I received a question that is right up my alley. A reader wanted some information about TV signals and the digital transition:
“How were TV broadcasts transmitted before 2009 and the digital change, and what are the differences?”
Awesome question and one I have some experience with. I was working in TV back during the big digital transition and participated in several phone banks designed to help viewers understand what was happening with the transition. The digital transition was quite expensive for TV stations, but they had no option. The government mandated that signals switch to digital.
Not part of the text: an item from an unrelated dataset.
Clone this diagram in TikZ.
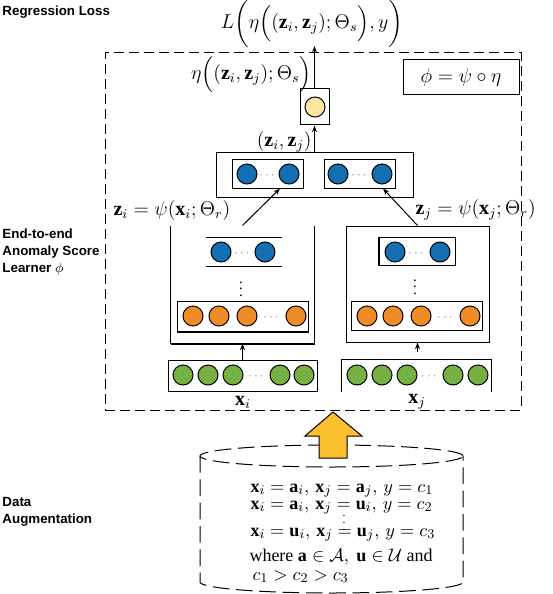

I guess the first question is, what were we transitioning from? TV moved away from transmitting analog signals to digital signals. Both signals carry information like audio and video. Analog signals are used in their original forms. For example, a VCR or a cassette tape record analog information. You can’t really speed up the transfer process and it takes however long the original recording was to copy the information. If you want to copy a two-hour VHS program to another VHS tape, it’s going to take two hours.
When a signal is digital, it is compressed and can be transferred much faster and also without degradation. A copy of a copy of a copy of a VHS tape is going to look horrible. I can transfer the digital signal again and again without losing quality.
Digital signals carry much more information. In the same amount of bandwidth an old analog TV signal used to take up, a digital signal can fit several channels of high-definition signals. HD signals offer far more detail than analog signals. Digital signals can easily include surround sound, multiple languages, closed captioning, descriptions for the visually impaired, and more.
HD broadcasts are in the 16 x 9 format, the same as movies in the theater. There’s no need to chop off part of the picture for broadcast.
To receive a digital signal, you need a digital receiver. Old analog TVs can’t pick them up. So you need a converter of some kind. That can be a separate converter box that you buy or a service provided by the converter included with your cable or satellite package.
One downside of digital signals is that they are all or nothing. With analog signals, you could receive a fuzzy TV signal. With digital, it is all or nothing. Digital is also line-of-site. Buildings, trees, and other objects can block your signal. Many living in rural, wooded, and mountainous communities lost their ability to pick up over-the-air signals.
Because digital signals use less bandwidth, the government has been selling off airwave space to be used for the increasing demand for wireless phone and Internet communication.
Bottom line, digital signals carry more information and take up less bandwidth.